You are going through the menopause and not sleeping — what should you do?

Hormones often get blamed for sleep disruption among menopausal and postmenopausal women and a study published in the Journal of Menopausal Medicine reported the common complaints to be trouble falling asleep, frequent awakening and waking up too early.

“Usually, the actual cause of disturbed sleep during the menopause is not hormones directly, but temperature fluctuations which can be hormonally influenced but exacerbated by other factors,” Stanley says.
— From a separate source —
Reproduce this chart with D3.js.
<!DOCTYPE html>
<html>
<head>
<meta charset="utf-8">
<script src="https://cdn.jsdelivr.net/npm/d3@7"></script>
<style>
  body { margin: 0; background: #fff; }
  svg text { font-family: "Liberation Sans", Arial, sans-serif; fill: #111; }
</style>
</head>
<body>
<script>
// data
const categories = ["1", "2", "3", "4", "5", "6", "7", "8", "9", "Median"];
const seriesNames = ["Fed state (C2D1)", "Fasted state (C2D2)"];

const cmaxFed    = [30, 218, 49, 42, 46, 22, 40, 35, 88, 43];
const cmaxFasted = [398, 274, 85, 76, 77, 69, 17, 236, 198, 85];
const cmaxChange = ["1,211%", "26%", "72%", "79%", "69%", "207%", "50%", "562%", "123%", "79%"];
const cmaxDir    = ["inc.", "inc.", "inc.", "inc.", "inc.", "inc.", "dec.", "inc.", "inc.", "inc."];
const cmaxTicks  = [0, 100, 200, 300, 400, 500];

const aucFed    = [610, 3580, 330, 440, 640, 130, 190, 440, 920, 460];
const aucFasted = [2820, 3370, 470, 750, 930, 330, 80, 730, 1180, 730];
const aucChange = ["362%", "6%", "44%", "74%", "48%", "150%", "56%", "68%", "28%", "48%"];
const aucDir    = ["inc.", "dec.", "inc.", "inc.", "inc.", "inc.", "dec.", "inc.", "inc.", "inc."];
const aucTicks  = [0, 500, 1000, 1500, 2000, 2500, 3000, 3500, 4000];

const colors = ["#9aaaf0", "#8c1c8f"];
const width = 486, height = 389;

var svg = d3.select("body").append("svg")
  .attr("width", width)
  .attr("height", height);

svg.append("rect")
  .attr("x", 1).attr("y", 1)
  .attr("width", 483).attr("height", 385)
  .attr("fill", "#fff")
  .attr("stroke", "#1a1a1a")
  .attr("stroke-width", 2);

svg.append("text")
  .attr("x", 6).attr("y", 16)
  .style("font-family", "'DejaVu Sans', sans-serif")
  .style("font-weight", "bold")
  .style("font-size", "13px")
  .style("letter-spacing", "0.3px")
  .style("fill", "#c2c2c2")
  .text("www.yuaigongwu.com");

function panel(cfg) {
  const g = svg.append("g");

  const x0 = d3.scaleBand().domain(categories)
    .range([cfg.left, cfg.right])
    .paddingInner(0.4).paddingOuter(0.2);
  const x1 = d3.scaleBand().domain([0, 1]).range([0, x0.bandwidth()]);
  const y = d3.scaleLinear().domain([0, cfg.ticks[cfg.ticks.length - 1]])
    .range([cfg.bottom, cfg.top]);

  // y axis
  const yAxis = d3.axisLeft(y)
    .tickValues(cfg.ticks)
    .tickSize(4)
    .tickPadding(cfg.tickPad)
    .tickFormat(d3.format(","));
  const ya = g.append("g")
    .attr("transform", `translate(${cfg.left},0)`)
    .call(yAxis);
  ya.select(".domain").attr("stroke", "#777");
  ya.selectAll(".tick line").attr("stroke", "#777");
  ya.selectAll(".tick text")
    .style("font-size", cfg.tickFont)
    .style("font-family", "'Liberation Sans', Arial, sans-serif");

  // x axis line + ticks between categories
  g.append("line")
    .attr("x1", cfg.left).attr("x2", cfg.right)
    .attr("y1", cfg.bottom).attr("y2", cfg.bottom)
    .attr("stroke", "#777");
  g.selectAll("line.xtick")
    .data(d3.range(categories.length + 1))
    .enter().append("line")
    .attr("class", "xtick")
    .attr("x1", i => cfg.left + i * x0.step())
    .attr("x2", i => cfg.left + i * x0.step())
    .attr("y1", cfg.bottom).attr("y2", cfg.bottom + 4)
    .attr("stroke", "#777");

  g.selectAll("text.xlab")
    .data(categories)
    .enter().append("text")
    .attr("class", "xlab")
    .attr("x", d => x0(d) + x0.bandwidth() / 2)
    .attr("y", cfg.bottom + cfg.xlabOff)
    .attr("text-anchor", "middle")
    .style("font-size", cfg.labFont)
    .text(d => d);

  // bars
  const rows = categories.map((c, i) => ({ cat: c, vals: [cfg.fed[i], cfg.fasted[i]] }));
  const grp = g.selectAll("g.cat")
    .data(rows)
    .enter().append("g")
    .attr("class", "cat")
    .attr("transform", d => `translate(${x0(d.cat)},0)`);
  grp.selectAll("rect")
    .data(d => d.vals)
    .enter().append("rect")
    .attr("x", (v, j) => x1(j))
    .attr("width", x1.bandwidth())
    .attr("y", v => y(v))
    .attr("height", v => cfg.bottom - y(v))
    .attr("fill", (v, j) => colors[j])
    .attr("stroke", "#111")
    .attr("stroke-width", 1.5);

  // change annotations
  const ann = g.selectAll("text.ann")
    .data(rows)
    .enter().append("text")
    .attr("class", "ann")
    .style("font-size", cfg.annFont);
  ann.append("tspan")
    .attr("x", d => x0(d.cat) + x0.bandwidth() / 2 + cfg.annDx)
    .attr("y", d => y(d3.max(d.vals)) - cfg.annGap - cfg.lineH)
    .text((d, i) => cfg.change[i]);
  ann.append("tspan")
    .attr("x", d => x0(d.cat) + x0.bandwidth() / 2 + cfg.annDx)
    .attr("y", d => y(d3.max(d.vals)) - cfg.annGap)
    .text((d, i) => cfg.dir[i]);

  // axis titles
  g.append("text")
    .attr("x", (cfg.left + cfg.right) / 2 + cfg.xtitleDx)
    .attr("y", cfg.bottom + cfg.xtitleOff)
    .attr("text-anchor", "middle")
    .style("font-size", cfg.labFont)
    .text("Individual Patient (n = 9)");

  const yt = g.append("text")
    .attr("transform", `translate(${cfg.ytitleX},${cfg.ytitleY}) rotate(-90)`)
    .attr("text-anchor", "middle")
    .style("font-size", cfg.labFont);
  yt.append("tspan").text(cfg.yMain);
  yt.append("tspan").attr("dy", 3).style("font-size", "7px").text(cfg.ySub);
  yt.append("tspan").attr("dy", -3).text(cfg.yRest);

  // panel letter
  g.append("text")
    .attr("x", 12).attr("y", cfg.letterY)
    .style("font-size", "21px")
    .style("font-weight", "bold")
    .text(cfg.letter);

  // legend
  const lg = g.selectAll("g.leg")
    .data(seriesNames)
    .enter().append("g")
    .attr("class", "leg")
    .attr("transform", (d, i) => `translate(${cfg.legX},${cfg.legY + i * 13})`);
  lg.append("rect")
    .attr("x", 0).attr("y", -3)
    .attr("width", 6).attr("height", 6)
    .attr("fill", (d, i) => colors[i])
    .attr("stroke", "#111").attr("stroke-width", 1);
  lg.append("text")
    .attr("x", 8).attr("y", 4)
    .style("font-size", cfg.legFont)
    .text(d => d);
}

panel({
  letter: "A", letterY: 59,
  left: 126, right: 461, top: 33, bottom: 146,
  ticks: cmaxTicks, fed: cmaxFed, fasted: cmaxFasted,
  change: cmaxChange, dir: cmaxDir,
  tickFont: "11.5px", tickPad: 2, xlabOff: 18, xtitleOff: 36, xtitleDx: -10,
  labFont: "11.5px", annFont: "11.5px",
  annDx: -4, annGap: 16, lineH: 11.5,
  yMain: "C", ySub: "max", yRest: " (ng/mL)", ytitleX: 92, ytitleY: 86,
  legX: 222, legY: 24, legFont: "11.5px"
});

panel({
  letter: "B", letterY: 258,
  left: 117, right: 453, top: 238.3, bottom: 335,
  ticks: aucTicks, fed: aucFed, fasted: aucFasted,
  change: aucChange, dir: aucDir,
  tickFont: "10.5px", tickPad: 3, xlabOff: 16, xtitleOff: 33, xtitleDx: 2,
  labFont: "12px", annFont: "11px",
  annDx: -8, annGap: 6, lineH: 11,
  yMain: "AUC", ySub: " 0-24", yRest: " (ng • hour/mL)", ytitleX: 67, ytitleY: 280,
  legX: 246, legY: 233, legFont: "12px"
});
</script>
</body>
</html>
At night our bodies want and need to lose heat to sleep and our body temperature drops by about 1C as we drop off.

“Anything that further increases your body temperature is not at all helpful,” he says. “Don’t eat a big meal or drink alcohol too close to bedtime, don’t exercise too hard late at night, which raises your body temperature, and do open windows and install a fan in your bedroom to keep things cooler.”

Hormone replacement therapy, if considered appropriate by your GP, can help to relieve severe hot flushes, Stanley says.

 
 

You wake up far too early and feel tired as a result

Our tendency to prefer mornings to evenings or vice versa — to be a lark or an owl — is mostly genetically determined.

“Approximately one quarter of the population are strongly morning people, one quarter are strongly evening and the rest are somewhere in between,” Stanley says. “You can’t train yourself to become one or the other and owls who have to wake up earlier for work than they would prefer can experience the grogginess of sleep inertia that lasts for 15 minutes to a couple of hours.”

For larks and owls, however, consistently waking up way too early is associated with depression.

“Approximately 90 minutes before we wake up our bodies produce cortisol, the stress hormone, in preparation,” Stanley says. “And it does seem that this occurs earlier in people with depression, causing them to wake before they feel ready.”

If early waking persists for more than four weeks and is affecting your wellbeing, it is time to see your GP to treat the underlying cause.